The egg shaped observatory gets its namesake from a Dutch wordplay joke. Tij is the Dutch word for tide, referencing the changing tides in its location - Haringvliet, but pronounced quickly, it sounds like the dutch word for egg. The designers ran with the joke and produced a beautiful ‘egg’, or sphere shaped wooden structure for viewing the surrounding coastline.
Tij is part of a series of landscape and architectural projects that were erected to celebrate the opening of the Haringvliet dam ducts, which were built in the 1950’s. The opening of the dam sluices was an important step forward in increasing the salt resistance, water levels, and biodiversity of the region. Tij is the largest of the bird and animal observatories that now dot the area.
Tij takes on an appropriately egg shaped form, specifically modelling itself on the egg of the sandwich tern - the iconic bird of the area.
A path leading up to the observatory comes mostly in the form of a tunnel covered with sand, to minimise disturbance to the wildlife. Salvaged mooring posts and planks were used to construct the underground wooden path.

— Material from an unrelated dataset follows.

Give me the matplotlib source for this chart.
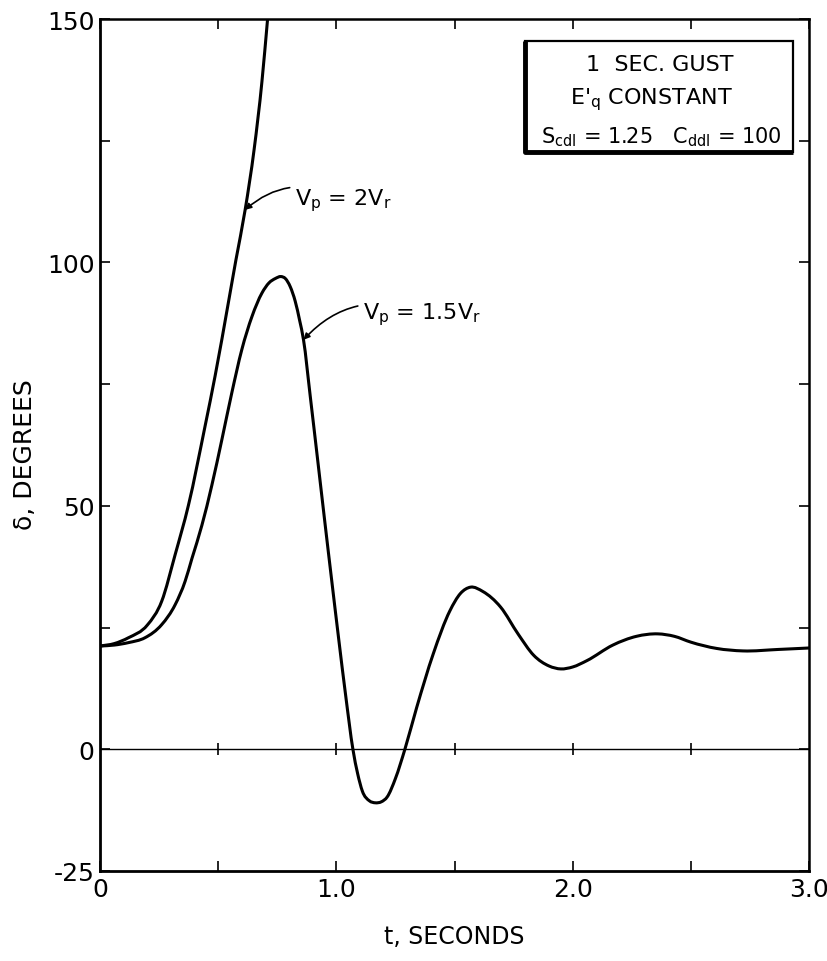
import numpy as np
from matplotlib import pyplot as plt
from matplotlib.patches import Rectangle, PathPatch
from matplotlib.path import Path

plt.rcParams['font.family'] = ['DejaVu Sans']
plt.rcParams['mathtext.fontset'] = 'dejavusans'

# curve Vp = 1.5 Vr
t_15 = [0, 0.06, 0.12, 0.19, 0.261, 0.318, 0.36, 0.389, 0.431, 0.473, 0.516, 0.558,
        0.6, 0.643, 0.685, 0.715, 0.742, 0.765, 0.784, 0.805, 0.826, 0.845, 0.861,
        0.89, 0.92, 0.95, 0.98, 1.01, 1.04, 1.07, 1.09, 1.11, 1.14, 1.165, 1.19,
        1.215, 1.25, 1.29, 1.34, 1.41, 1.48, 1.525, 1.568, 1.62, 1.695, 1.77, 1.835,
        1.9, 1.95, 2.0, 2.06, 2.17, 2.27, 2.36, 2.43, 2.5, 2.61, 2.72, 2.87, 3.0]
d_15 = [21.2, 21.4, 21.9, 22.9, 25.6, 29.7, 34.5, 39.2, 46, 54.2, 63.7, 73.3,
        82.1, 88.9, 93.7, 95.8, 96.7, 97.1, 96.7, 95, 92, 88, 84.1,
        72.3, 59.8, 47.2, 34.8, 22.6, 10.8, 0, -5, -8.6, -10.6, -11, -10.8,
        -9.8, -6, 0, 8.6, 19.6, 28.4, 32, 33.3, 32.4, 29.2, 23.6, 19.3,
        17.1, 16.5, 16.9, 18.2, 21.4, 23.2, 23.7, 23.2, 22, 20.7, 20.2, 20.5, 20.8]

# curve Vp = 2 Vr (runs off the top)
t_2 = [0, 0.06, 0.12, 0.2, 0.261, 0.318, 0.374, 0.445, 0.487, 0.544, 0.575,
       0.614, 0.652, 0.685, 0.709]
d_2 = [21.2, 21.7, 22.9, 25.5, 30.4, 40, 50.1, 66.5, 76.7, 92, 100.5,
       110.8, 123.2, 137.1, 150]

x_ticks = [0, 0.5, 1.0, 1.5, 2.0, 2.5, 3.0]
x_labels = ['0', '', '1.0', '', '2.0', '', '3.0']
y_ticks = [-25, 0, 25, 50, 75, 100, 125, 150]
y_labels = ['-25', '0', '', '50', '', '100', '', '150']


def smooth_curve(x, y):
    # cubic hermite through the read points, drawn as bezier segments
    x = np.asarray(x, float)
    y = np.asarray(y, float)
    h = np.diff(x)
    d = np.diff(y) / h
    m = np.empty_like(y)
    m[0], m[-1] = d[0], d[-1]
    m[1:-1] = (h[1:] * d[:-1] + h[:-1] * d[1:]) / (h[:-1] + h[1:])
    verts = [(x[0], y[0])]
    codes = [Path.MOVETO]
    for i in range(len(x) - 1):
        verts += [(x[i] + h[i] / 3, y[i] + m[i] * h[i] / 3),
                  (x[i + 1] - h[i] / 3, y[i + 1] - m[i + 1] * h[i] / 3),
                  (x[i + 1], y[i + 1])]
        codes += [Path.CURVE4] * 3
    return Path(verts, codes)


fig = plt.figure(figsize=(8.28, 9.62), dpi=100)
ax = fig.add_axes([0.1208, 0.0936, 0.8563, 0.8856])

for tt, dd in [(t_2, d_2), (t_15, d_15)]:
    ax.add_patch(PathPatch(smooth_curve(tt, dd), fill=False, ec='black', lw=2.2,
                           capstyle='round', joinstyle='round'))

# zero line with its own little ticks
ax.axhline(0, color='black', lw=1.0)
ax.plot(x_ticks[1:-1], [0] * (len(x_ticks) - 2), '|', color='black', ms=8, mew=1.2)

ax.set_xlim(0, 3)
ax.set_ylim(-25, 150)
ax.set_xticks(x_ticks)
ax.set_xticklabels(x_labels)
ax.set_yticks(y_ticks)
ax.set_yticklabels(y_labels)
ax.tick_params(direction='in', top=True, right=True, length=7, width=1.2,
               labelsize=18, pad=4)
for side in ['left', 'bottom']:
    ax.spines[side].set_linewidth(2.0)
for side in ['top', 'right']:
    ax.spines[side].set_linewidth(1.8)

ax.set_xlabel('t, SECONDS', fontsize=17)
ax.xaxis.set_label_coords(0.5, -0.062)
ax.set_ylabel('δ, DEGREES', fontsize=18)
ax.yaxis.set_label_coords(-0.089, 0.49)

# curve labels
ax.annotate(r'V$_\mathrm{p}$ = 2V$_\mathrm{r}$', xy=(0.614, 110.8), xytext=(0.826, 113),
            fontsize=16, va='center', ha='left',
            arrowprops=dict(arrowstyle='-|>', connectionstyle='arc3,rad=0.35',
                            color='black', lw=1.2, mutation_scale=9, shrinkA=2, shrinkB=0))
ax.annotate(r'V$_\mathrm{p}$ = 1.5V$_\mathrm{r}$', xy=(0.861, 84.1), xytext=(1.114, 89.5),
            fontsize=16, va='center', ha='left',
            arrowprops=dict(arrowstyle='-|>', connectionstyle='arc3,rad=0.35',
                            color='black', lw=1.2, mutation_scale=9, shrinkA=2, shrinkB=0))

# info box
bx0, bx1, by0, by1 = 0.599, 0.977, 0.844, 0.974
ax.add_patch(Rectangle((bx0, by0), bx1 - bx0, by1 - by0, transform=ax.transAxes,
                       fill=False, lw=1.6, color='black'))
ax.plot([bx0, bx0, bx1], [by1, by0, by0], transform=ax.transAxes, color='black',
        lw=3.5, solid_capstyle='butt')
ax.text(0.79, 0.947, '1  SEC. GUST', transform=ax.transAxes, fontsize=16,
        ha='center', va='center')
ax.text(0.778, 0.906, r"E$'_\mathrm{q}$ CONSTANT", transform=ax.transAxes, fontsize=16,
        ha='center', va='center')
ax.text(0.792, 0.863, r'S$_\mathrm{cdl}$ = 1.25   C$_\mathrm{ddl}$ = 100',
        transform=ax.transAxes, fontsize=15, ha='center', va='center')

plt.savefig('out.png', dpi=100)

As the bottom of the structure floods a few times a year due to king tides, different timber species were used for different parts of the sphere. The lower half is made from Accoya timber, which is highly rot and water resistant. The upper half, which stays out of water all year, was constructed from more generic pine. The roof was thatched using local reeds - a sustainable, low cost and minimal impact material. The floor is a composite of concrete foundations and a CLT timber floor slab, providing a structural stabiliser and viewing platform. Steel was used for railings and stair stringers.
The observatory not only takes aesthetic cues from the egg, but also its structural makeup. A ‘nest’ that houses the egg has ‘feathers’, made up of structural chestnut posts, surrounded by reeds and dunes, which partially bury the egg.
The spherical ‘egg’ body was generated parametrically via CAD software, allowing the extremely accurate makeup of the individual timber members to be fabricated with a CNC router off-site. 3D modelling of the project allowed experimentation and precision in achieving the best strength-to-weight ratio, form building, and choosing where openings would cut.
Designing the structure parametrically in 3D space also allowed engineers to specify timber sizes required to hold the sphere up, and resulted in a large span timber structure with relatively small timber components.
The whole structure is made from 402 parts, all cut in a factory, and all assembled on site. The parts can be easily disassembled and reassembled at a new site, and in combination with the natural material use, the life cycle of the project is almost completely circular and sustainable.